The editorial categories are research topics that have guided researchers during the recovery phase and continue to be the impetus behind the Documents Project’s digital archive and the Critical Documents book series. Developed by the project’s Editorial Board, each of the teams analyzed this framework and adapted it to their local contexts in developing their research objectives and work plans during the Recovery Phase. Learn more on the Editorial Framework page.
This is the MEAT [the Spanish acronym for “electronic media and arts of the period”] report that was presented on December 5, 1997; it includes a description of the project, a proposal for a curriculum reform based on the electronic media and arts of the period, and a brief explanation of the courses of this type that are available to art students. The proposal was jointly written by nine teachers in the department who were interested in a variety of media practices. The list of teachers includes: Andrés Burbano, Myriam Luisa Díaz, Xavier Hurtado, Eduardo Pradilla, and Juan Reyes, among others. This report advocates a reform to the art curriculum that would encourage a new approach to art by including technical skills associated with “new digital technologies” focused on concepts, such as the “dematerialization of the art object” and its process-based characteristics. This approach would in turn challenge the role of art in the world and insist on the need to explore its social functions. A number of precedents and deficiencies therefore led to a statement of objectives that reflect the academy’s interest in developing a new approach that would impact art training in Colombia.
This report documents a particular point of view at the Universidad de los Andes in Bogotá, one of the most influential art institutions in the country. This claim can be made because of the age of the University arts program—which was founded in 1955—and the achievements of its graduates, such as: Beatriz González (b. 1938), Juan Antonio Roda (1921–2003), Luis Caballero Holguín (1943–1995), Luciano Jaramillo (1938–1984), Nirma Zárate (1936–1999), Catalina Mejía (b. 1962), and Rodrigo Facundo (b. 1958), among many others. See “3 décadas de arte uniandino” [doc. no. 1134876].
A thorough grasp of the local academic environment requires an understanding of the emphasis on modernity that was an integral part of the arts program at this institution. The reform mentioned here sought to expand the relational possibilities of the work of art, understood as a hermetic, self-contained object. An understanding of the work of art in terms of its relational aspects—framed within a particular space and time—leads to an interest in its circulation and validation. This report explores the relationship between art and society, and discusses how to dismantle the barrier that separates the producers of art from its consumers. Based on that perspective, the report seeks to examine dynamics that are endemic to art that might help to strengthen interdisciplinary research and creation methods.

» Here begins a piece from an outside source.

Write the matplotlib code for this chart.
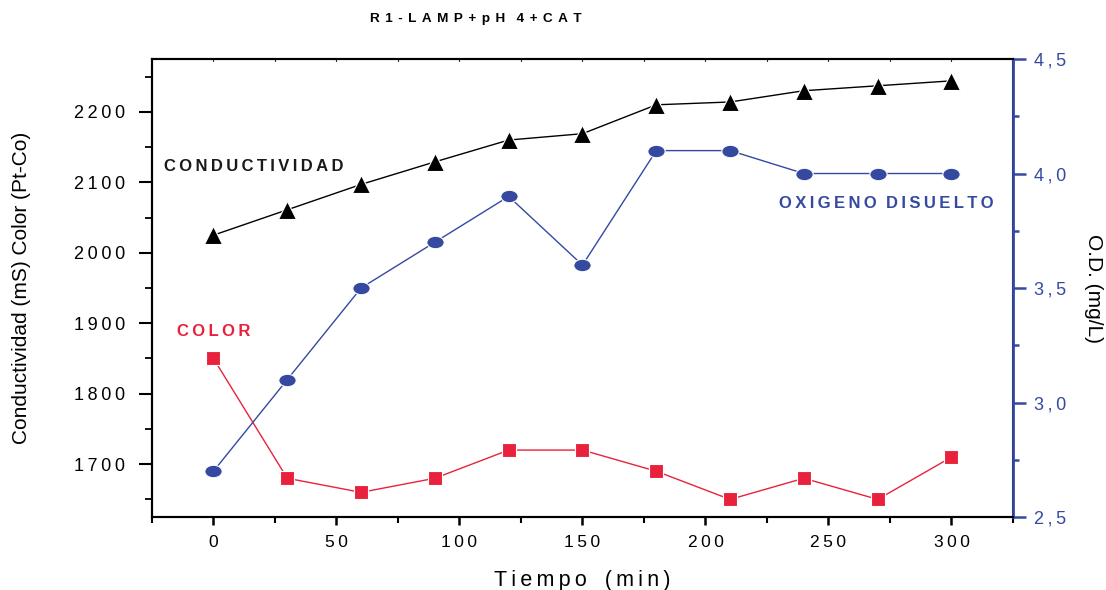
import numpy as np
import matplotlib
matplotlib.use("Agg")
import matplotlib.pyplot as plt
from matplotlib.path import Path
from matplotlib.transforms import Affine2D
from matplotlib.ticker import MultipleLocator, FuncFormatter

plt.rcParams['font.family'] = ['Liberation Sans', 'DejaVu Sans']

tiempo = [0, 30, 60, 90, 120, 150, 180, 210, 240, 270, 300]
conductividad = [2025, 2061, 2097, 2129, 2160, 2169, 2210, 2214, 2230, 2237, 2244]
color = [1850, 1680, 1660, 1680, 1720, 1720, 1690, 1650, 1680, 1650, 1710]
oxigeno = [2.7, 3.1, 3.5, 3.7, 3.9, 3.6, 4.1, 4.1, 4.0, 4.0, 4.0]

RED = '#e8223c'
BLUE = '#3549a0'
SP = '\u2009'


def spaced(s, gap=SP):
    return gap.join(s)


# flattened circle marker for the oxygen series
ellipse = Path.unit_circle().transformed(Affine2D().scale(1.0, 0.72))

fig = plt.figure(figsize=(11.06, 5.90), dpi=100)
ax = fig.add_axes([0.1374, 0.1237, 0.9159 - 0.1374, 0.9 - 0.1237])
ax2 = ax.twinx()

ax.plot(tiempo, conductividad, color='black', lw=1.0, marker='^', ms=13,
        mec='white', mew=0.8, zorder=3)
ax.plot(tiempo, color, color=RED, lw=1.0, marker='s', ms=10,
        mec='white', mew=0.8, zorder=3)
ax2.plot(tiempo, oxigeno, color=BLUE, lw=1.0, marker=ellipse, ms=12.5,
         mec='white', mew=0.8, zorder=3)

ax.set_xlim(-25, 325)
ax.set_ylim(1625, 2275)
ax2.set_ylim(2.5, 4.5)

ax.xaxis.set_major_locator(MultipleLocator(50))
ax.xaxis.set_minor_locator(MultipleLocator(25))
ax.yaxis.set_major_locator(MultipleLocator(100))
ax.yaxis.set_minor_locator(MultipleLocator(50))
ax2.yaxis.set_major_locator(MultipleLocator(0.5))
ax2.yaxis.set_minor_locator(MultipleLocator(0.25))

ax.xaxis.set_major_formatter(FuncFormatter(lambda v, p: spaced(f"{v:.0f}")))
ax.yaxis.set_major_formatter(FuncFormatter(lambda v, p: spaced(f"{v:.0f}")))
ax2.yaxis.set_major_formatter(
    FuncFormatter(lambda v, p: spaced(f"{v:.1f}".replace('.', ','))))

for a in (ax, ax2):
    for s in a.spines.values():
        s.set_linewidth(1.5)
ax2.spines['right'].set_color(BLUE)
ax2.spines['right'].set_linewidth(2.0)

ax.tick_params(axis='y', which='major', direction='out', length=9.4, width=1.5,
               labelsize=13, colors='black', pad=10)
ax.tick_params(axis='y', which='minor', direction='out', length=5, width=1.3)
ax.tick_params(axis='x', which='major', direction='out', length=6, width=1.8,
               labelsize=12.5, colors='black', pad=7)
ax.tick_params(axis='x', which='minor', direction='out', length=4, width=1.5)
ax2.tick_params(axis='y', which='major', direction='out', length=9.4, width=1.8,
                labelsize=13, colors=BLUE, pad=6)
ax2.tick_params(axis='y', which='minor', direction='out', length=4.5, width=1.8,
                colors=BLUE)

# short inward ticks along the top edge
for xv in np.arange(0, 326, 25):
    ax.plot([xv, xv], [2275, 2272], color='#333333', lw=0.8, clip_on=False)

ax.set_xlabel(spaced("Tiempo") + "   " + spaced("(min)"), fontsize=15.5,
              labelpad=14)
ax.set_ylabel("Conductividad (mS) Color (Pt-Co)", fontsize=15, labelpad=31)
ax2.set_ylabel("O.D. (mg/L)", fontsize=15, rotation=-90, labelpad=26,
               color='black')

fig.text(0.43, 0.967, spaced("R1-LAMP+pH", SP * 2) + "   " + spaced("4+CAT", SP * 2),
         fontsize=9.7, fontweight='bold', ha='center', va='center')

ax.text(-20, 2123, spaced("CONDUCTIVIDAD"), fontsize=12, fontweight='bold',
        color='#1a1a1a', va='center')
ax.text(-15, 1888, spaced("COLOR"), fontsize=12, fontweight='bold',
        color=RED, va='center')
ax2.text(230, 3.87, spaced("OXIGENO") + "  " + spaced("DISUELTO"),
         fontsize=12, fontweight='bold', color=BLUE, va='center')

fig.savefig("out.png", dpi=100)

Such methods should be focused on a sociocultural environment, emphasizing the use of technology in audiovisual fields (photography, video workshops, sound, and animation); digital fields (multimedia design, algorithms, broadcast media, and virtual reality); and temporal fields (intermedia translation, performance art, theatrical staging, and moving images). It should also be noted that this academic department is the only one in Colombia that currently (in 2010) offers this particular emphasis in its curriculum.